### THE PROBLEM
Skip the pictures. Transcribe the rest of the data below without changing a word.
........
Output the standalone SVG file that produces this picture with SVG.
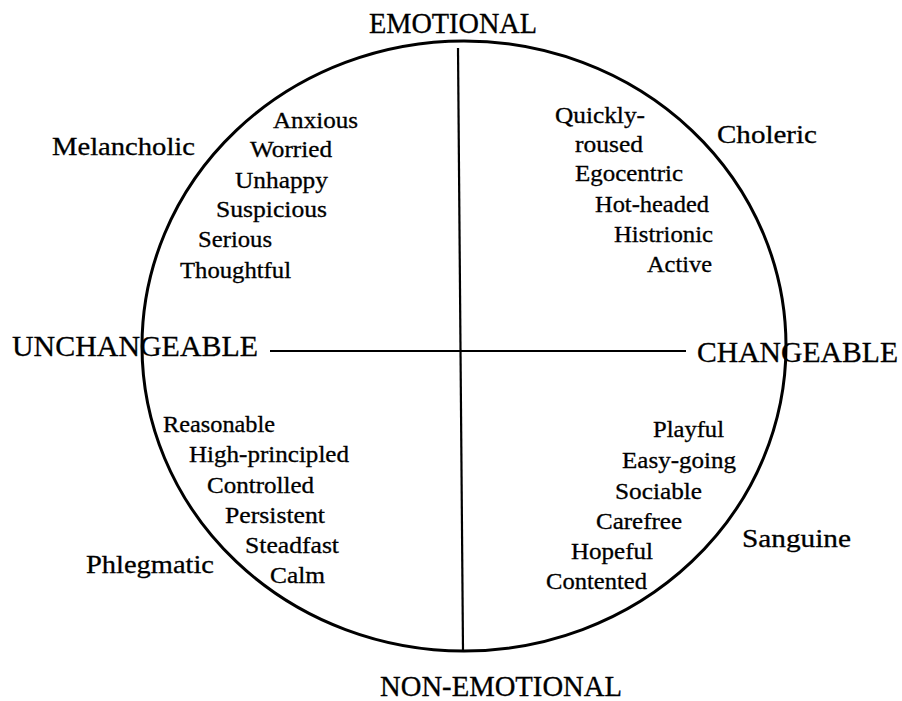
<svg xmlns="http://www.w3.org/2000/svg" width="902" height="701" viewBox="0 0 902 701">
<style>
text { font-family: "Liberation Serif", "Times New Roman", serif; fill: #000; stroke: #000; stroke-width: 0.3; }
.ax { font-size: 30px; }
.tp { font-size: 25px; }
.w { font-size: 23px; }
.ln { stroke: #000; stroke-width: 2.2; fill: none; }
</style>
<rect width="902" height="701" fill="#fff"/>
<g id="circle">
<ellipse cx="464" cy="346" rx="322" ry="305" fill="none" stroke="#000" stroke-width="3"/>
</g>
<g id="connectors">
<line class="ln" x1="458" y1="48" x2="463" y2="650"/>
<line class="ln" x1="270" y1="351" x2="686" y2="351"/>
</g>
<g id="emotional"><text class="ax" x="369" y="33" textLength="168" lengthAdjust="spacingAndGlyphs">EMOTIONAL</text></g>
<g id="non-emotional"><text class="ax" x="380" y="696" font-size="29" textLength="242" lengthAdjust="spacingAndGlyphs">NON-EMOTIONAL</text></g>
<g id="unchangeable"><text class="ax" x="12" y="356" textLength="246" lengthAdjust="spacingAndGlyphs">UNCHANGEABLE</text></g>
<g id="changeable"><text class="ax" x="697" y="362" textLength="201" lengthAdjust="spacingAndGlyphs">CHANGEABLE</text></g>
<g id="melancholic">
<text class="tp" x="52" y="155" textLength="143" lengthAdjust="spacingAndGlyphs">Melancholic</text>
<text class="w" x="273" y="128" textLength="85" lengthAdjust="spacingAndGlyphs">Anxious</text>
<text class="w" x="250" y="157" textLength="82" lengthAdjust="spacingAndGlyphs">Worried</text>
<text class="w" x="235" y="188" textLength="93" lengthAdjust="spacingAndGlyphs">Unhappy</text>
<text class="w" x="216" y="217" textLength="111" lengthAdjust="spacingAndGlyphs">Suspicious</text>
<text class="w" x="198" y="247" textLength="74" lengthAdjust="spacingAndGlyphs">Serious</text>
<text class="w" x="180" y="278" textLength="111" lengthAdjust="spacingAndGlyphs">Thoughtful</text>
</g>
<g id="choleric">
<text class="tp" x="717" y="143" textLength="100" lengthAdjust="spacingAndGlyphs">Choleric</text>
<text class="w" x="555" y="123" textLength="90" lengthAdjust="spacingAndGlyphs">Quickly-</text>
<text class="w" x="575" y="152" textLength="68" lengthAdjust="spacingAndGlyphs">roused</text>
<text class="w" x="575" y="181" textLength="108" lengthAdjust="spacingAndGlyphs">Egocentric</text>
<text class="w" x="595" y="212" textLength="114" lengthAdjust="spacingAndGlyphs">Hot-headed</text>
<text class="w" x="614" y="242" textLength="99" lengthAdjust="spacingAndGlyphs">Histrionic</text>
<text class="w" x="647" y="272" textLength="65" lengthAdjust="spacingAndGlyphs">Active</text>
</g>
<g id="phlegmatic">
<text class="tp" x="86" y="573" textLength="128" lengthAdjust="spacingAndGlyphs">Phlegmatic</text>
<text class="w" x="163" y="432" textLength="112" lengthAdjust="spacingAndGlyphs">Reasonable</text>
<text class="w" x="189" y="462" textLength="160" lengthAdjust="spacingAndGlyphs">High-principled</text>
<text class="w" x="207" y="493" textLength="107" lengthAdjust="spacingAndGlyphs">Controlled</text>
<text class="w" x="225" y="523" textLength="100" lengthAdjust="spacingAndGlyphs">Persistent</text>
<text class="w" x="245" y="553" textLength="94" lengthAdjust="spacingAndGlyphs">Steadfast</text>
<text class="w" x="270" y="583" textLength="55" lengthAdjust="spacingAndGlyphs">Calm</text>
</g>
<g id="sanguine">
<text class="tp" x="742" y="547" textLength="109" lengthAdjust="spacingAndGlyphs">Sanguine</text>
<text class="w" x="653" y="437" textLength="71" lengthAdjust="spacingAndGlyphs">Playful</text>
<text class="w" x="622" y="468" textLength="114" lengthAdjust="spacingAndGlyphs">Easy-going</text>
<text class="w" x="615" y="499" textLength="87" lengthAdjust="spacingAndGlyphs">Sociable</text>
<text class="w" x="596" y="529" textLength="86" lengthAdjust="spacingAndGlyphs">Carefree</text>
<text class="w" x="571" y="559" textLength="82" lengthAdjust="spacingAndGlyphs">Hopeful</text>
<text class="w" x="546" y="589" textLength="101" lengthAdjust="spacingAndGlyphs">Contented</text>
</g>
</svg>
........
### REPLY TO THE TASK
Output the standalone SVG file that produces this picture with SVG.
<svg xmlns="http://www.w3.org/2000/svg" width="902" height="701" viewBox="0 0 902 701">
<style>
text { font-family: "Liberation Serif", "Times New Roman", serif; fill: #000; stroke: #000; stroke-width: 0.3; }
.ax { font-size: 30px; }
.tp { font-size: 25px; }
.w { font-size: 23px; }
.ln { stroke: #000; stroke-width: 2.2; fill: none; }
</style>
<rect width="902" height="701" fill="#fff"/>
<g id="circle">
<ellipse cx="464" cy="346" rx="322" ry="305" fill="none" stroke="#000" stroke-width="3"/>
</g>
<g id="connectors">
<line class="ln" x1="458" y1="48" x2="463" y2="650"/>
<line class="ln" x1="270" y1="351" x2="686" y2="351"/>
</g>
<g id="emotional"><text class="ax" x="369" y="33" textLength="168" lengthAdjust="spacingAndGlyphs">EMOTIONAL</text></g>
<g id="non-emotional"><text class="ax" x="380" y="696" font-size="29" textLength="242" lengthAdjust="spacingAndGlyphs">NON-EMOTIONAL</text></g>
<g id="unchangeable"><text class="ax" x="12" y="356" textLength="246" lengthAdjust="spacingAndGlyphs">UNCHANGEABLE</text></g>
<g id="changeable"><text class="ax" x="697" y="362" textLength="201" lengthAdjust="spacingAndGlyphs">CHANGEABLE</text></g>
<g id="melancholic">
<text class="tp" x="52" y="155" textLength="143" lengthAdjust="spacingAndGlyphs">Melancholic</text>
<text class="w" x="273" y="128" textLength="85" lengthAdjust="spacingAndGlyphs">Anxious</text>
<text class="w" x="250" y="157" textLength="82" lengthAdjust="spacingAndGlyphs">Worried</text>
<text class="w" x="235" y="188" textLength="93" lengthAdjust="spacingAndGlyphs">Unhappy</text>
<text class="w" x="216" y="217" textLength="111" lengthAdjust="spacingAndGlyphs">Suspicious</text>
<text class="w" x="198" y="247" textLength="74" lengthAdjust="spacingAndGlyphs">Serious</text>
<text class="w" x="180" y="278" textLength="111" lengthAdjust="spacingAndGlyphs">Thoughtful</text>
</g>
<g id="choleric">
<text class="tp" x="717" y="143" textLength="100" lengthAdjust="spacingAndGlyphs">Choleric</text>
<text class="w" x="555" y="123" textLength="90" lengthAdjust="spacingAndGlyphs">Quickly-</text>
<text class="w" x="575" y="152" textLength="68" lengthAdjust="spacingAndGlyphs">roused</text>
<text class="w" x="575" y="181" textLength="108" lengthAdjust="spacingAndGlyphs">Egocentric</text>
<text class="w" x="595" y="212" textLength="114" lengthAdjust="spacingAndGlyphs">Hot-headed</text>
<text class="w" x="614" y="242" textLength="99" lengthAdjust="spacingAndGlyphs">Histrionic</text>
<text class="w" x="647" y="272" textLength="65" lengthAdjust="spacingAndGlyphs">Active</text>
</g>
<g id="phlegmatic">
<text class="tp" x="86" y="573" textLength="128" lengthAdjust="spacingAndGlyphs">Phlegmatic</text>
<text class="w" x="163" y="432" textLength="112" lengthAdjust="spacingAndGlyphs">Reasonable</text>
<text class="w" x="189" y="462" textLength="160" lengthAdjust="spacingAndGlyphs">High-principled</text>
<text class="w" x="207" y="493" textLength="107" lengthAdjust="spacingAndGlyphs">Controlled</text>
<text class="w" x="225" y="523" textLength="100" lengthAdjust="spacingAndGlyphs">Persistent</text>
<text class="w" x="245" y="553" textLength="94" lengthAdjust="spacingAndGlyphs">Steadfast</text>
<text class="w" x="270" y="583" textLength="55" lengthAdjust="spacingAndGlyphs">Calm</text>
</g>
<g id="sanguine">
<text class="tp" x="742" y="547" textLength="109" lengthAdjust="spacingAndGlyphs">Sanguine</text>
<text class="w" x="653" y="437" textLength="71" lengthAdjust="spacingAndGlyphs">Playful</text>
<text class="w" x="622" y="468" textLength="114" lengthAdjust="spacingAndGlyphs">Easy-going</text>
<text class="w" x="615" y="499" textLength="87" lengthAdjust="spacingAndGlyphs">Sociable</text>
<text class="w" x="596" y="529" textLength="86" lengthAdjust="spacingAndGlyphs">Carefree</text>
<text class="w" x="571" y="559" textLength="82" lengthAdjust="spacingAndGlyphs">Hopeful</text>
<text class="w" x="546" y="589" textLength="101" lengthAdjust="spacingAndGlyphs">Contented</text>
</g>
</svg>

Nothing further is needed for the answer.